The livery industry has a very long history of flouting the rules. The industry as we know it today was mostly born from cars that were violating the rules going back decades. When medallion taxis were the only taxis licensed to do business in the City of New York, these rogue taxis were operating in complete defiance of the law.
The only license they had was a fraud obtained from the state by registering themselves as New York State taxis and obtaining livery plates. Without a license to operate in the City of New York, they did so anyway. The only exceptions were those who were legally registered as car services, but even those vehicles would often illegally steal street hails.
Then in the 1980's, when it became apparent that the need for taxi service was growing, the drivers of these cars were allowed to operate as pre-arranged service for-hire vehicles. They agreed to not do street hail pickups, while medallion taxis were given the exclusive rights for these street hail pickups as such law was enacted. Radio rights were removed for medallion taxis as part of this law.
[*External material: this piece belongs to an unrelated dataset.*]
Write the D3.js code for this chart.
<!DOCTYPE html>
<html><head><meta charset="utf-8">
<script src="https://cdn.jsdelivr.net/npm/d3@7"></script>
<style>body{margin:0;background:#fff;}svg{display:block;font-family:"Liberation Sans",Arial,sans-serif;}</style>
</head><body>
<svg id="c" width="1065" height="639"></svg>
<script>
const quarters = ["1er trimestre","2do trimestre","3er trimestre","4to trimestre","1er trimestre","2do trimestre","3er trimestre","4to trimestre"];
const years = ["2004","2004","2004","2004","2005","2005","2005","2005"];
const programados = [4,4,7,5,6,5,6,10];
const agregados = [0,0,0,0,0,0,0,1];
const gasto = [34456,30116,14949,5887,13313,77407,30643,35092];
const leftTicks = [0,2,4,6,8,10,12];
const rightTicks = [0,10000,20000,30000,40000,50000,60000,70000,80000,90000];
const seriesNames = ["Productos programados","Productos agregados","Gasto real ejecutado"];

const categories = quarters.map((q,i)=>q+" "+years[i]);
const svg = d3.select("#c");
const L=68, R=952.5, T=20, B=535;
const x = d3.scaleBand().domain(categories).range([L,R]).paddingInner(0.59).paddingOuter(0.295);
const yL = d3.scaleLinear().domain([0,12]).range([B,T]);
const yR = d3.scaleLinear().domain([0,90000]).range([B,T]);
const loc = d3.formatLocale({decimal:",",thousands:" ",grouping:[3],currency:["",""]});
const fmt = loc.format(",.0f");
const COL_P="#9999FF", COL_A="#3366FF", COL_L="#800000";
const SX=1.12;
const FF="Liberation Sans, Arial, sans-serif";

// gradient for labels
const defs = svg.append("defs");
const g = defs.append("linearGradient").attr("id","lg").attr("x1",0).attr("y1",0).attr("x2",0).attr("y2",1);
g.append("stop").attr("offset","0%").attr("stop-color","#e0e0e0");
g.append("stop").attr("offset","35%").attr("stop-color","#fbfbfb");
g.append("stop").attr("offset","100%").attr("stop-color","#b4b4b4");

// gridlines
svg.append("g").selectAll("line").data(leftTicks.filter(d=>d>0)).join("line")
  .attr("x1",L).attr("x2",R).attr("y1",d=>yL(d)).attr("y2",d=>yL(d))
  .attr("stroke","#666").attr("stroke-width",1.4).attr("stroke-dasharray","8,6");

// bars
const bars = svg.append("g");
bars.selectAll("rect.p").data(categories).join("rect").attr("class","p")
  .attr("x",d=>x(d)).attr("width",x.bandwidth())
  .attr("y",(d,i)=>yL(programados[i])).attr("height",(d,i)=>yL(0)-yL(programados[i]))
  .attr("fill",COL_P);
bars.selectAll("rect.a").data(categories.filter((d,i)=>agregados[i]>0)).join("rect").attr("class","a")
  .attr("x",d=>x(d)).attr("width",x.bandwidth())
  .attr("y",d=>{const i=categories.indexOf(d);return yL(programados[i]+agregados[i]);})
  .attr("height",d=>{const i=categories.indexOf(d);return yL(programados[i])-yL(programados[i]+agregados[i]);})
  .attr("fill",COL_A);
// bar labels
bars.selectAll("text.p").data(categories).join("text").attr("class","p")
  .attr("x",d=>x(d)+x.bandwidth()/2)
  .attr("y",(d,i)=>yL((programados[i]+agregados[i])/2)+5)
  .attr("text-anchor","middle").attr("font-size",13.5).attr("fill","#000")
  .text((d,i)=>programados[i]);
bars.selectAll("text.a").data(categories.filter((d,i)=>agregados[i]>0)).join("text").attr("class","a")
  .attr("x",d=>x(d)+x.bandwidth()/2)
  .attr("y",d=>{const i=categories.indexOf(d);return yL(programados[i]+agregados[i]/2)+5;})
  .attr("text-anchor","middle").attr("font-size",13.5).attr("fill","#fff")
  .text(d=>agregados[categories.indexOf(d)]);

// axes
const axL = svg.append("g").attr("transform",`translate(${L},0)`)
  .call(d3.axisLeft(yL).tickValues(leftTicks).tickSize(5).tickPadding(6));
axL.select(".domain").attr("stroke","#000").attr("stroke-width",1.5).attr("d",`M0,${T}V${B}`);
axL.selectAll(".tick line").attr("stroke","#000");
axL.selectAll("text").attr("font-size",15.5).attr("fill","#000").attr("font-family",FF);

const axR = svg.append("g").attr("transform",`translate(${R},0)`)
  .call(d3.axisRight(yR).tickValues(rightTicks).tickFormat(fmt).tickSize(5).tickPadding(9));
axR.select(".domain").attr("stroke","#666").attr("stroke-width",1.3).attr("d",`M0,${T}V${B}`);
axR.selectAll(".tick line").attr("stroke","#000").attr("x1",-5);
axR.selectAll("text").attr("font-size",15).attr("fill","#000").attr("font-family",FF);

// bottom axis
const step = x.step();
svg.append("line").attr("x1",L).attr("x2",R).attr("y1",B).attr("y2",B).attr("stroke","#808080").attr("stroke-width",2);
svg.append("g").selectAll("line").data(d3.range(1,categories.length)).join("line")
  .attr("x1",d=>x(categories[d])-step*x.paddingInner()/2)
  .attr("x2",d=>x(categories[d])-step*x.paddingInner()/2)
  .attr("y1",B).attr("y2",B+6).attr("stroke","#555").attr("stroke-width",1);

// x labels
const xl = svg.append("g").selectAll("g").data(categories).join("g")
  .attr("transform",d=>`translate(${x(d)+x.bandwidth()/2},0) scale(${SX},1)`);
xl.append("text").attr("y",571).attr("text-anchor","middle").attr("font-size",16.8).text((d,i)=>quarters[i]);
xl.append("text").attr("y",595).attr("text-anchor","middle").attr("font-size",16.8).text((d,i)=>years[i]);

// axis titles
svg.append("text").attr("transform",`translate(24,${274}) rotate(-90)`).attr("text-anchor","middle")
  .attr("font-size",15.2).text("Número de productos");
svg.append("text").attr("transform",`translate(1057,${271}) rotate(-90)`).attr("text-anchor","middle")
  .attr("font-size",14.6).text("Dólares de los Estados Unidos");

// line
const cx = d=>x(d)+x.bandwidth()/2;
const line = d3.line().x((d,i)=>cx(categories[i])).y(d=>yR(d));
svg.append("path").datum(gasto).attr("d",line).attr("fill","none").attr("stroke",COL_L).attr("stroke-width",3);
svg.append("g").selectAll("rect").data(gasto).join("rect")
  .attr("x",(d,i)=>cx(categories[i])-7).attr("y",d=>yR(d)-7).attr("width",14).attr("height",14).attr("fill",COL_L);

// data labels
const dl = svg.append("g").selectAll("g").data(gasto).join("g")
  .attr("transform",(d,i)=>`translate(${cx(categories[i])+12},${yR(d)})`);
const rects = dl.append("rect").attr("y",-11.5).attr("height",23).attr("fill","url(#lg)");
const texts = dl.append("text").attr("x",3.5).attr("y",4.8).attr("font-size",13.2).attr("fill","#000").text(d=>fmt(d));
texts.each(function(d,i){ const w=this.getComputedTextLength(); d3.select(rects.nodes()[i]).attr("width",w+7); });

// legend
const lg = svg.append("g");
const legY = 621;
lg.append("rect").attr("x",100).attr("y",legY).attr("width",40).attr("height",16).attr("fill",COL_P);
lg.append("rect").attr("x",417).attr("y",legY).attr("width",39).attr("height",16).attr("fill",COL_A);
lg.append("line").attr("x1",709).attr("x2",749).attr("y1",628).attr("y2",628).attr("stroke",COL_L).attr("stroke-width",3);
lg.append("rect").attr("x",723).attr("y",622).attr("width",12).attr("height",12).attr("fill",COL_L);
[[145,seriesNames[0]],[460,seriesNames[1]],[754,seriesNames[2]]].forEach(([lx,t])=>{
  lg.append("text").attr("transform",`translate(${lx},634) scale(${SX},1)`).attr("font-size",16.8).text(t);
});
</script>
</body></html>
We gave these livery cabs a foot in the door for free. We surmised, as it turned out to be correct, that they had no intention of keeping their end of the bargain. Over the next 25 years, they would grow their numbers and steal street hails until only the written law had any semblance of what was right.
One by one, they took what was not theirs until they claimed they owned it. With no enforcement of the law they had it. Now all they had to do was convince the right politicians to make their illegal ways legal, and so far, they have.
If this bill is allowed to become law, there is no doubt that these livery cabs will not stop where they are limited. There is no doubt that they will find ways to circumvent their limitations as they have done in the past.
If the politicians think that G.P.S. tracking and taxi meters will keep them honest, then they better think twice. Even in the areas where they are permitted, there is no way they will be able to police them into using this equipment. When they are in forbidden territory as allowed to be when transporting passengers into these areas, they for sure will take fares and not be detected by making cash deals as they have so many times in the past. This will keep them off the radar.
The bill passed the Assembly and State Senate, but it has yet to be signed by Governor Andrew Cuomo. Hopefully, our governor will recognize this injustice and send those responsible back to the drawing board to do it right. All the people in the City of New York deserve legitimate taxi service, but not what’s now being offered.